Chief Mackel has seen many changes in the borough since he became a resident. Always active in community affairs, he was president of the Highlands First Aid Squad from 1943 to 1948. the time, the building which now houses the squad and equipment, was started. The Chief is justifiably proud of the fact that the First Aid Squad now has three ambulances to serve the small community.
The Chief has been an active member of the Highlands Fire Department, Columbia Hose Company, for 22 and a half years. He also served as vice-president of the PBA, Local 48, in 1958, a position he had to give up when he was made Sergeant.
He was Assistant Scoutmaster of Troop 25 in 1949 and Scoutmaster of that troop from 1941 through `44. In 1943, Chief Mackel headed the sixth War Bond Drive in his area and brought the drive in way over the top. This feat helped the Chief ease his disappointment at not being able to join the service as he so badly wanted to do. His job with the Ford Motor Company was draft exempt, as he was needed where he was.
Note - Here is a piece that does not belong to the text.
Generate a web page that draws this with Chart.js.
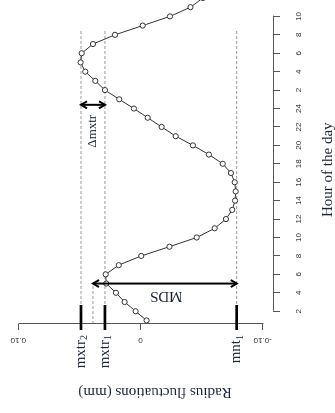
<!DOCTYPE html>
<html><head><meta charset="utf-8">
<script src="https://cdn.jsdelivr.net/npm/chart.js@4"></script>
<style>
html,body{margin:0;padding:0;background:#fff;overflow:hidden;width:335px;height:413px;}
#wrap{position:absolute;left:0;top:0;width:430px;height:335px;transform-origin:0 0;transform:translate(0px,413px) rotate(-90deg);}
canvas{display:block;}
</style></head><body>
<div id="wrap"><canvas id="c" width="430" height="335"></canvas></div>
<script>
// ---- data ----
const hours = [1,2,3,4,5,6,7,8,9,10,11,12,13,14,15,16,17,18,19,20,21,22,23,24,25,26,27,28,29,30,31,32,33,34,35,36];
const radius = [-0.0050,0.0040,0.0130,0.0201,0.0280,0.0285,0.0178,-0.0006,-0.0237,-0.0460,-0.0607,-0.0699,-0.0751,-0.0774,-0.0779,-0.0771,-0.0740,-0.0673,-0.0560,-0.0429,-0.0288,-0.0173,-0.0059,0.0054,0.0174,0.0291,0.0370,0.0452,0.0490,0.0481,0.0389,0.0209,-0.0018,-0.0241,-0.0409,-0.0511];
const hourTicks = [2,4,6,8,10,12,14,16,18,20,22,24,26,28,30,32,34];
const hourTickLabels = ['2','4','6','8','10','12','14','16','18','20','22','24','2','4','6','8','10'];
const radiusTicks = [0.10, 0, -0.10];
const radiusTickLabels = ['0.10','0','-0.10'];
const levelNames = ['mxtr','mxtr','mnt'];
const levelSubs = ['2','1','1'];
const levelValues = [0.0487, 0.0291, -0.0787];
const mdsMax = 0.0389;
const mdsHour = 5;
const dmxtrHour = 24.4;
const levelEndHour = 32.6;
const hourTitle = 'Hour of the day';
const radiusTitle = 'Radius fluctuations (mm)';
const mdsLabel = 'MDS';
const dmxtrLabel = '\u0394mxtr';

const X_MIN = 0.61, X_MAX = 37.08;
const Y_MIN = -0.10843, Y_MAX = 0.10679;

const SERIF = "'Liberation Serif', 'Times New Roman', serif";
const SANS = "'Liberation Sans', Arial, sans-serif";
const TXT = '#1c2436';
const AX = '#555';

function seg(x0, x1, v){ return [{x:x0,y:v},{x:x1,y:v}]; }
const dashStyle = {borderColor:'#9a9a9a', borderWidth:1, borderDash:[3,2], pointRadius:0, fill:false, tension:0};

const datasets = [{
  data: hours.map((h,i)=>({x:h, y:radius[i]})),
  borderColor:'#333', borderWidth:1, tension:0, fill:false,
  pointRadius:2.6, pointBackgroundColor:'#fff', pointBorderColor:'#333', pointBorderWidth:1
}];
levelValues.forEach(v => datasets.push(Object.assign({data: seg(X_MIN, levelEndHour, v)}, dashStyle)));
datasets.push(Object.assign({data: seg(X_MIN, mdsHour, mdsMax)}, dashStyle));

function arrow(ctx, x1, y1, x2, y2){
  const L = 6, W = 3.5;
  ctx.beginPath(); ctx.moveTo(x1,y1); ctx.lineTo(x2,y2); ctx.stroke();
  const heads = [[x1,y1,x2,y2],[x2,y2,x1,y1]];
  heads.forEach(([tx,ty,fx,fy])=>{
    const a = Math.atan2(ty-fy, tx-fx);
    ctx.beginPath();
    ctx.moveTo(tx - L*Math.cos(a) + W*Math.sin(a), ty - L*Math.sin(a) - W*Math.cos(a));
    ctx.lineTo(tx, ty);
    ctx.lineTo(tx - L*Math.cos(a) - W*Math.sin(a), ty - L*Math.sin(a) + W*Math.cos(a));
    ctx.stroke();
  });
}

const annot = {
  id:'annot',
  afterDatasetsDraw(chart){
    const ctx = chart.ctx, ca = chart.chartArea, xs = chart.scales.x, ys = chart.scales.y;
    ctx.save();
    // axis lines (span first to last tick)
    ctx.strokeStyle = AX; ctx.lineWidth = 1; ctx.setLineDash([]);
    ctx.beginPath();
    ctx.moveTo(Math.round(xs.getPixelForValue(hourTicks[0]))+0.5, Math.round(ca.bottom)+0.5);
    ctx.lineTo(Math.round(xs.getPixelForValue(hourTicks[hourTicks.length-1]))+0.5, Math.round(ca.bottom)+0.5);
    ctx.moveTo(Math.round(ca.left)+0.5, Math.round(ys.getPixelForValue(radiusTicks[0]))+0.5);
    ctx.lineTo(Math.round(ca.left)+0.5, Math.round(ys.getPixelForValue(radiusTicks[radiusTicks.length-1]))+0.5);
    ctx.stroke();

    // radius tick labels (rotated)
    ctx.fillStyle = '#333'; ctx.font = '8px ' + SANS;
    ctx.textAlign = 'center'; ctx.textBaseline = 'middle';
    radiusTicks.forEach((v,i)=>{
      ctx.save();
      ctx.translate(ca.left - 16, ys.getPixelForValue(v));
      ctx.rotate(-Math.PI/2);
      ctx.fillText(radiusTickLabels[i], 0, 0);
      ctx.restore();
    });

    // thick level marks + labels
    ctx.strokeStyle = '#000'; ctx.lineWidth = 2.7;
    levelValues.forEach((v,i)=>{
      const yy = ys.getPixelForValue(v);
      ctx.beginPath(); ctx.moveTo(ca.left-6, yy); ctx.lineTo(ca.left+19, yy); ctx.stroke();
      ctx.fillStyle = TXT;
      ctx.font = '10px ' + SERIF;
      const sw = ctx.measureText(levelSubs[i]).width;
      ctx.textAlign = 'left'; ctx.textBaseline = 'alphabetic';
      ctx.fillText(levelSubs[i], ca.left - 11 - sw, yy + 6.3);
      ctx.font = '15px ' + SERIF;
      ctx.textAlign = 'right';
      ctx.fillText(levelNames[i], ca.left - 11 - sw, yy + 3.8);
    });

    // arrows
    ctx.strokeStyle = '#000'; ctx.lineWidth = 2;
    const mx = xs.getPixelForValue(mdsHour);
    const mTop = ys.getPixelForValue(mdsMax), mBot = ys.getPixelForValue(levelValues[2]);
    arrow(ctx, mx, mTop, mx, mBot);
    const dx = xs.getPixelForValue(dmxtrHour);
    const dTop = ys.getPixelForValue(levelValues[0]), dBot = ys.getPixelForValue(levelValues[1]);
    arrow(ctx, dx, dTop, dx, dBot);

    // MDS label (rotated)
    ctx.fillStyle = TXT; ctx.font = '15px ' + SERIF;
    ctx.textAlign = 'center'; ctx.textBaseline = 'middle';
    ctx.save();
    ctx.translate(mx - 12.7, (mTop + mBot)/2 + 1.5);
    ctx.rotate(-Math.PI/2);
    ctx.fillText(mdsLabel, 0, 0);
    ctx.restore();

    // delta mxtr label
    ctx.font = '13px ' + SERIF;
    ctx.textAlign = 'right'; ctx.textBaseline = 'middle';
    ctx.fillText(dmxtrLabel, dx - 10, (dTop + dBot)/2);

    // axis titles
    ctx.font = '15px ' + SERIF;
    ctx.textAlign = 'center'; ctx.textBaseline = 'alphabetic';
    ctx.fillText(hourTitle, ca.left + 154.3, ca.bottom + 59);
    ctx.save();
    ctx.translate(24.7, (ys.getPixelForValue(radiusTicks[0]) + ys.getPixelForValue(radiusTicks[2]))/2 + 14.5);
    ctx.rotate(-Math.PI/2);
    ctx.fillText(radiusTitle, 0, 0);
    ctx.restore();
    ctx.restore();
  }
};

new Chart(document.getElementById('c'), {
  type:'line',
  data:{datasets},
  options:{
    responsive:false, animation:false, devicePixelRatio:1,
    layout:{padding:{top:10, right:0, bottom:0, left:0}},
    plugins:{legend:{display:false}, tooltip:{enabled:false}, title:{display:false}},
    scales:{
      x:{
        type:'linear', position:'bottom', min:X_MIN, max:X_MAX,
        afterFit(s){ s.height = 62; },
        afterBuildTicks(s){ s.ticks = hourTicks.map(v=>({value:v})); },
        ticks:{autoSkip:false, maxRotation:0, minRotation:0, padding:14, color:'#333',
          font:{family:SANS, size:8},
          callback:(v)=>{ const i = hourTicks.indexOf(v); return i>=0 ? hourTickLabels[i] : ''; }},
        grid:{drawOnChartArea:false, drawTicks:true, tickLength:7, tickColor:AX, tickWidth:1},
        border:{display:false}
      },
      y:{
        type:'linear', position:'left', min:Y_MIN, max:Y_MAX,
        afterFit(s){ s.width = 89; },
        afterBuildTicks(s){ s.ticks = radiusTicks.map(v=>({value:v})); },
        ticks:{display:false},
        grid:{drawOnChartArea:false, drawTicks:true, tickLength:6, tickColor:AX, tickWidth:1},
        border:{display:false}
      }
    }
  },
  plugins:[annot]
});
</script>
</body></html>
When Chief Mackel first joined the force there were a total of four men in the department. There were few benefits such as pensions and the like at the time. Today. The Chief remarks, things are looking up for the policemen in Highlands as they have had pensions since 1948 and were recently granted a salary increase, clothing allowances and a 40-hour week.
The New Jersey Association of Police Chiefs is expected to make a survey of the department which will hopefully bring about an increase in the department to eight men. Chief Mackel explained that the town has a steady population of about 3,800 residents, but that in the summer time there is a jump to nearly 12,000 people accounting for the increases in crime during the summer months. With the added attraction of the Sandy Hook State Park, traffic problems increase then, too.
Chief Mackel says recent years have seen a spurt in juvenile problems but, he says, “when a town grows, so do your problems.” He feels mostly that is because young people no longer have strong parental guidance.
The Chief would like to see an improvement in the training given in police schools. He states that they are excellent schools but that they are geared primarily to the police departments in large cities. “Some of the instructions given such as “on approaching a car with two or three in it, call headquarters for additional help’ just do not apply to a force the size of ours,’ Chief Mackel said. He would like to see the training for rural district police changed to fit the needs of the smaller departments.
Away from the job, Chief Mackel enjoys carpentry and fishing. He goes mostly for fluke but told us he used to be ‘pretty good’ with striped bass catching about 40 or 50 a year. He caught them in the river when they came in to feed on shrimp and other fishy treats.
The Chief said he and his wife have traveled to many other states and towns in the country, but “we always love coming back to Highlands. There is nothing more beautiful than watching the sunrise over the sea, especially when the trees are frosted with snow,” he said.
Chief Mackel has made a practice of giving with his hands to his community, but gives, too, of his whole heart, which is why, even when dealing with the dark side of the world, he sees so much beauty in his hometown.